THE PROBLEM -> Write out each line exactly as given. Leave the pictures out of your copy.

● ● ● ● ● ● ●

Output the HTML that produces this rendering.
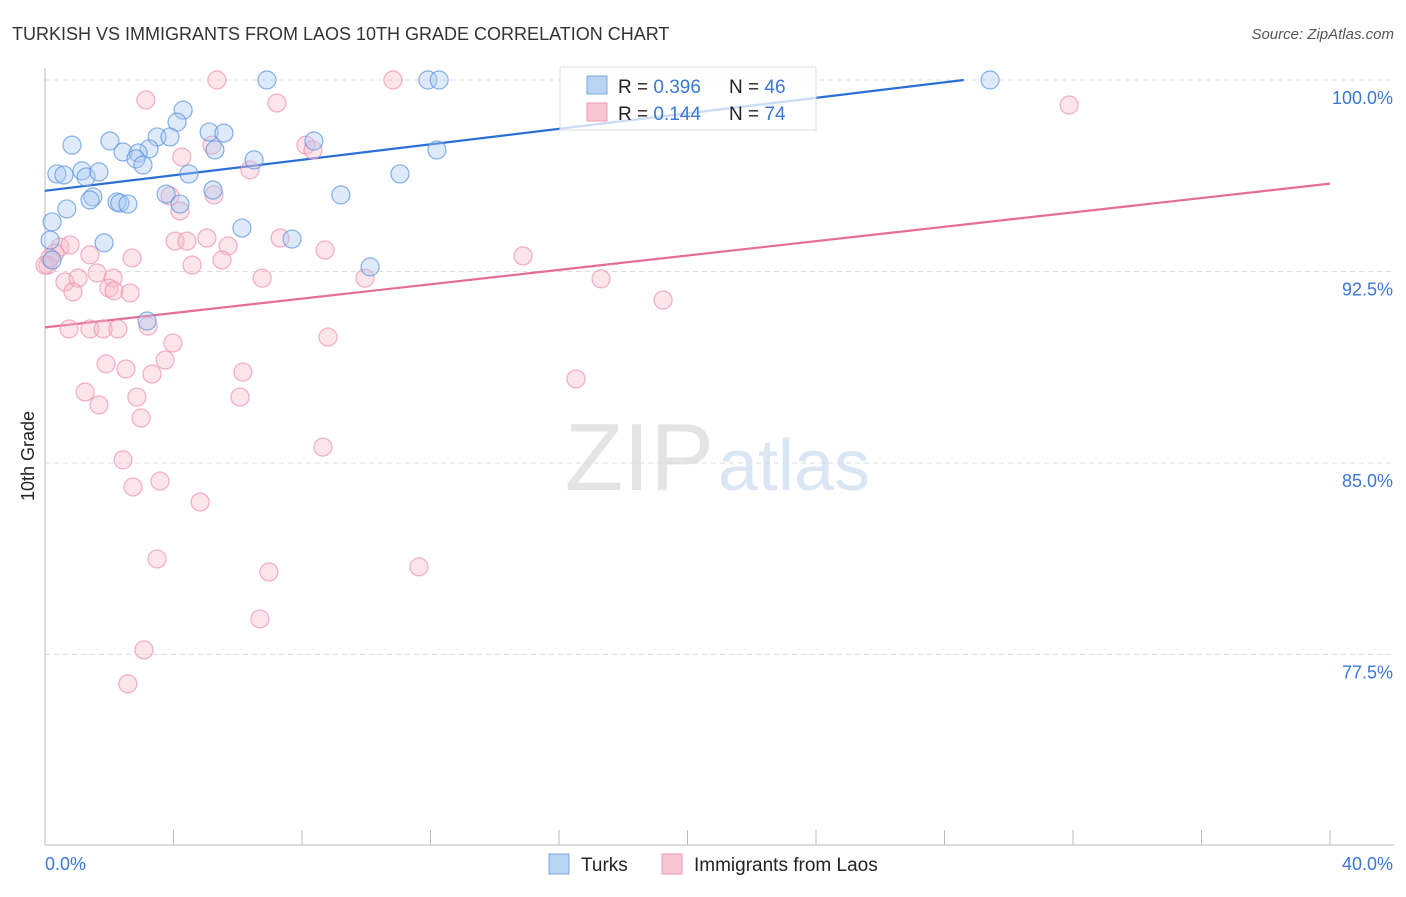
<!DOCTYPE html>
<html><head><meta charset="utf-8">
<style>
body{margin:0;background:#fff;font-family:"Liberation Sans",sans-serif;}
svg text{font-family:"Liberation Sans",sans-serif;}
</style></head>
<body>
<svg id="chart" width="1406" height="892" viewBox="0 0 1406 892" xmlns="http://www.w3.org/2000/svg">
<text x="12" y="40" font-size="18" fill="#333">TURKISH VS IMMIGRANTS FROM LAOS 10TH GRADE CORRELATION CHART</text>
<text x="1394" y="39" font-size="15" fill="#555" text-anchor="end" font-style="italic">Source: ZipAtlas.com</text>
<g>
<text x="714" y="490" font-size="96" fill="#e4e4e4" text-anchor="end" font-family="Liberation Serif">ZIP</text>
<text x="718" y="490" font-size="72" fill="#dbe6f4">atlas</text>
</g>
<g id="grid"></g>
<g id="axes"></g>
<g id="lines"></g>
<g id="dots"></g>
<text transform="translate(34,456) rotate(-90)" font-size="18" fill="#222" text-anchor="middle">10th Grade</text>
<g>
<rect x="560" y="67" width="256" height="63" fill="#fff" fill-opacity="0.75" stroke="#ddd"/>
<rect x="587" y="76" width="20" height="18" fill="#b9d3f3" stroke="#7aa8e0"/>
<rect x="587" y="103" width="20" height="18" fill="#f9c4d4" stroke="#ee9ab4"/>
<text x="618" y="93" font-size="19" fill="#222">R = <tspan fill="#3a78d4">0.396</tspan></text>
<text x="729" y="93" font-size="19" fill="#222">N = <tspan fill="#3a78d4">46</tspan></text>
<text x="618" y="120" font-size="19" fill="#222">R = <tspan fill="#3a78d4">0.144</tspan></text>
<text x="729" y="120" font-size="19" fill="#222">N = <tspan fill="#3a78d4">74</tspan></text>
</g>
<g>
<rect x="549" y="854" width="20" height="20" fill="#b9d3f3" stroke="#7aa8e0"/>
<text x="581" y="871" font-size="19" fill="#222">Turks</text>
<rect x="662" y="854" width="20" height="20" fill="#f9c4d4" stroke="#ee9ab4"/>
<text x="694" y="871" font-size="19" fill="#222">Immigrants from Laos</text>
</g>
</svg>
<script>
const turksX=[6.91,11.92,12.27,29.42,4.30,4.11,2.02,3.49,3.89,5.11,5.57,8.37,0.84,2.43,3.24,2.90,2.83,3.05,6.51,5.29,12.20,0.37,0.59,1.15,1.28,1.68,4.48,11.05,1.49,3.77,5.23,9.21,1.40,2.24,2.33,2.58,4.20,0.68,0.22,6.13,1.84,7.69,10.12,3.18,0.16,0.22];
const turksY=[100,100,100,100,98.82,98.35,97.61,97.77,97.77,97.96,97.92,97.61,97.45,97.18,97.30,97.14,96.91,96.67,96.87,97.26,97.26,96.32,96.28,96.44,96.20,96.40,96.32,96.32,95.42,95.53,95.69,95.50,95.30,95.22,95.18,95.14,95.14,94.95,94.44,94.20,93.62,93.77,92.68,90.56,93.73,92.95];
const laosX=[5.35,10.83,31.88,3.14,7.22,5.20,4.26,8.12,8.34,6.38,3.89,5.26,4.20,0.47,0.78,0.31,0.09,1.40,2.71,4.05,4.42,5.04,5.70,7.32,8.72,14.88,4.58,5.51,0.62,1.03,1.62,2.12,0.87,1.99,2.15,2.65,17.31,6.76,9.96,19.24,0.75,1.40,1.81,2.27,3.21,3.98,8.81,3.74,1.90,2.52,3.33,6.16,16.53,1.25,1.68,2.86,2.99,6.07,2.43,8.65,2.74,3.58,4.83,3.49,6.97,11.64,6.69,3.08,2.58,0,0.16];
const laosY=[100,100,99.02,99.22,99.10,97.45,96.98,97.45,97.26,96.48,95.46,95.50,94.87,93.46,93.54,93.22,92.75,93.15,93.03,93.69,93.69,93.81,93.50,93.81,93.34,93.11,92.75,92.95,92.09,92.24,92.44,92.24,91.70,91.85,91.74,91.66,92.21,92.24,92.24,91.38,90.25,90.25,90.25,90.25,90.36,89.70,89.93,89.03,88.88,88.68,88.48,88.56,88.29,87.78,87.27,87.58,86.76,87.58,85.12,85.62,84.06,84.29,83.47,81.24,80.73,80.93,78.89,77.68,76.35,92.75,93.03];
const yTicks=[100,92.5,85,77.5];
const yTickLabels=["100.0%","92.5%","85.0%","77.5%"];
const turksTrend=[[0,95.66],[28.6,100]];
const laosTrend=[[0,90.31],[40,95.94]];
const NS="http://www.w3.org/2000/svg";
const xs=v=>45+v/40*1285;
const ys=v=>80+(100-v)*25.53;
function mk(tag,attrs,parent){const e=document.createElementNS(NS,tag);for(const k in attrs)e.setAttribute(k,attrs[k]);parent.appendChild(e);return e;}
const grid=document.getElementById('grid'),axes=document.getElementById('axes'),lines=document.getElementById('lines'),dots=document.getElementById('dots');
yTicks.forEach((t,i)=>{
 const l=mk('line',{x1:45,x2:1394,y1:ys(t),y2:ys(t),stroke:'#ddd','stroke-dasharray':'5,4'},grid);
 
 
 const tx=mk('text',{x:1393,y:ys(t)+24,'font-size':18,fill:'#3a78d4','text-anchor':'end'},grid);
 tx.textContent=yTickLabels[i];
 
 
});
const ax=mk('line',{x1:45,x2:45,y1:68,y2:845,stroke:'#bbb'},axes);


const bx=mk('line',{x1:45,x2:1394,y1:845,y2:845,stroke:'#bbb'},axes);


for(let i=0;i<=10;i++){
 const t=mk('line',{x1:xs(i*4),x2:xs(i*4),y1:830,y2:845,stroke:'#bbb'},axes);
 
 
}
[["0.0%",45,'start'],["40.0%",1393,'end']].forEach(a=>{
 const t=mk('text',{x:a[1],y:870,'font-size':18,fill:'#3a78d4','text-anchor':a[2]},axes);
 t.textContent=a[0];
 
 
});
function drawDots(X,Y,fill,stroke,name){
 X.forEach((x,i)=>{
  const c=mk('circle',{cx:xs(x),cy:ys(Y[i]),r:9,fill:fill,'fill-opacity':0.38,stroke:stroke,'stroke-opacity':0.75,'stroke-width':1.2},dots);
  
  
 });
}
drawDots(laosX,laosY,'#f6b8cb','#ee94b0','laos-point');
drawDots(turksX,turksY,'#a9c9f1','#5f97df','turks-point');
function trend(p,col,name){
 const l=mk('line',{x1:xs(p[0][0]),y1:ys(p[0][1]),x2:xs(p[1][0]),y2:ys(p[1][1]),stroke:col,'stroke-width':2.2},lines);
 
 
}
trend(turksTrend,'#2a6fd6','turks-trendline');
trend(laosTrend,'#e46d98','laos-trendline');
</script>
</body></html>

● ● ● ● ● ● ●

SOLVED EXERCISE ->
Output the HTML that produces this rendering.
<!DOCTYPE html>
<html><head><meta charset="utf-8">
<style>
body{margin:0;background:#fff;font-family:"Liberation Sans",sans-serif;}
svg text{font-family:"Liberation Sans",sans-serif;}
</style></head>
<body>
<svg id="chart" width="1406" height="892" viewBox="0 0 1406 892" xmlns="http://www.w3.org/2000/svg">
<text x="12" y="40" font-size="18" fill="#333">TURKISH VS IMMIGRANTS FROM LAOS 10TH GRADE CORRELATION CHART</text>
<text x="1394" y="39" font-size="15" fill="#555" text-anchor="end" font-style="italic">Source: ZipAtlas.com</text>
<g>
<text x="714" y="490" font-size="96" fill="#e4e4e4" text-anchor="end" font-family="Liberation Serif">ZIP</text>
<text x="718" y="490" font-size="72" fill="#dbe6f4">atlas</text>
</g>
<g id="grid"></g>
<g id="axes"></g>
<g id="lines"></g>
<g id="dots"></g>
<text transform="translate(34,456) rotate(-90)" font-size="18" fill="#222" text-anchor="middle">10th Grade</text>
<g>
<rect x="560" y="67" width="256" height="63" fill="#fff" fill-opacity="0.75" stroke="#ddd"/>
<rect x="587" y="76" width="20" height="18" fill="#b9d3f3" stroke="#7aa8e0"/>
<rect x="587" y="103" width="20" height="18" fill="#f9c4d4" stroke="#ee9ab4"/>
<text x="618" y="93" font-size="19" fill="#222">R = <tspan fill="#3a78d4">0.396</tspan></text>
<text x="729" y="93" font-size="19" fill="#222">N = <tspan fill="#3a78d4">46</tspan></text>
<text x="618" y="120" font-size="19" fill="#222">R = <tspan fill="#3a78d4">0.144</tspan></text>
<text x="729" y="120" font-size="19" fill="#222">N = <tspan fill="#3a78d4">74</tspan></text>
</g>
<g>
<rect x="549" y="854" width="20" height="20" fill="#b9d3f3" stroke="#7aa8e0"/>
<text x="581" y="871" font-size="19" fill="#222">Turks</text>
<rect x="662" y="854" width="20" height="20" fill="#f9c4d4" stroke="#ee9ab4"/>
<text x="694" y="871" font-size="19" fill="#222">Immigrants from Laos</text>
</g>
</svg>
<script>
const turksX=[6.91,11.92,12.27,29.42,4.30,4.11,2.02,3.49,3.89,5.11,5.57,8.37,0.84,2.43,3.24,2.90,2.83,3.05,6.51,5.29,12.20,0.37,0.59,1.15,1.28,1.68,4.48,11.05,1.49,3.77,5.23,9.21,1.40,2.24,2.33,2.58,4.20,0.68,0.22,6.13,1.84,7.69,10.12,3.18,0.16,0.22];
const turksY=[100,100,100,100,98.82,98.35,97.61,97.77,97.77,97.96,97.92,97.61,97.45,97.18,97.30,97.14,96.91,96.67,96.87,97.26,97.26,96.32,96.28,96.44,96.20,96.40,96.32,96.32,95.42,95.53,95.69,95.50,95.30,95.22,95.18,95.14,95.14,94.95,94.44,94.20,93.62,93.77,92.68,90.56,93.73,92.95];
const laosX=[5.35,10.83,31.88,3.14,7.22,5.20,4.26,8.12,8.34,6.38,3.89,5.26,4.20,0.47,0.78,0.31,0.09,1.40,2.71,4.05,4.42,5.04,5.70,7.32,8.72,14.88,4.58,5.51,0.62,1.03,1.62,2.12,0.87,1.99,2.15,2.65,17.31,6.76,9.96,19.24,0.75,1.40,1.81,2.27,3.21,3.98,8.81,3.74,1.90,2.52,3.33,6.16,16.53,1.25,1.68,2.86,2.99,6.07,2.43,8.65,2.74,3.58,4.83,3.49,6.97,11.64,6.69,3.08,2.58,0,0.16];
const laosY=[100,100,99.02,99.22,99.10,97.45,96.98,97.45,97.26,96.48,95.46,95.50,94.87,93.46,93.54,93.22,92.75,93.15,93.03,93.69,93.69,93.81,93.50,93.81,93.34,93.11,92.75,92.95,92.09,92.24,92.44,92.24,91.70,91.85,91.74,91.66,92.21,92.24,92.24,91.38,90.25,90.25,90.25,90.25,90.36,89.70,89.93,89.03,88.88,88.68,88.48,88.56,88.29,87.78,87.27,87.58,86.76,87.58,85.12,85.62,84.06,84.29,83.47,81.24,80.73,80.93,78.89,77.68,76.35,92.75,93.03];
const yTicks=[100,92.5,85,77.5];
const yTickLabels=["100.0%","92.5%","85.0%","77.5%"];
const turksTrend=[[0,95.66],[28.6,100]];
const laosTrend=[[0,90.31],[40,95.94]];
const NS="http://www.w3.org/2000/svg";
const xs=v=>45+v/40*1285;
const ys=v=>80+(100-v)*25.53;
function mk(tag,attrs,parent){const e=document.createElementNS(NS,tag);for(const k in attrs)e.setAttribute(k,attrs[k]);parent.appendChild(e);return e;}
const grid=document.getElementById('grid'),axes=document.getElementById('axes'),lines=document.getElementById('lines'),dots=document.getElementById('dots');
yTicks.forEach((t,i)=>{
 const l=mk('line',{x1:45,x2:1394,y1:ys(t),y2:ys(t),stroke:'#ddd','stroke-dasharray':'5,4'},grid);
 
 
 const tx=mk('text',{x:1393,y:ys(t)+24,'font-size':18,fill:'#3a78d4','text-anchor':'end'},grid);
 tx.textContent=yTickLabels[i];
 
 
});
const ax=mk('line',{x1:45,x2:45,y1:68,y2:845,stroke:'#bbb'},axes);


const bx=mk('line',{x1:45,x2:1394,y1:845,y2:845,stroke:'#bbb'},axes);


for(let i=0;i<=10;i++){
 const t=mk('line',{x1:xs(i*4),x2:xs(i*4),y1:830,y2:845,stroke:'#bbb'},axes);
 
 
}
[["0.0%",45,'start'],["40.0%",1393,'end']].forEach(a=>{
 const t=mk('text',{x:a[1],y:870,'font-size':18,fill:'#3a78d4','text-anchor':a[2]},axes);
 t.textContent=a[0];
 
 
});
function drawDots(X,Y,fill,stroke,name){
 X.forEach((x,i)=>{
  const c=mk('circle',{cx:xs(x),cy:ys(Y[i]),r:9,fill:fill,'fill-opacity':0.38,stroke:stroke,'stroke-opacity':0.75,'stroke-width':1.2},dots);
  
  
 });
}
drawDots(laosX,laosY,'#f6b8cb','#ee94b0','laos-point');
drawDots(turksX,turksY,'#a9c9f1','#5f97df','turks-point');
function trend(p,col,name){
 const l=mk('line',{x1:xs(p[0][0]),y1:ys(p[0][1]),x2:xs(p[1][0]),y2:ys(p[1][1]),stroke:col,'stroke-width':2.2},lines);
 
 
}
trend(turksTrend,'#2a6fd6','turks-trendline');
trend(laosTrend,'#e46d98','laos-trendline');
</script>
</body></html>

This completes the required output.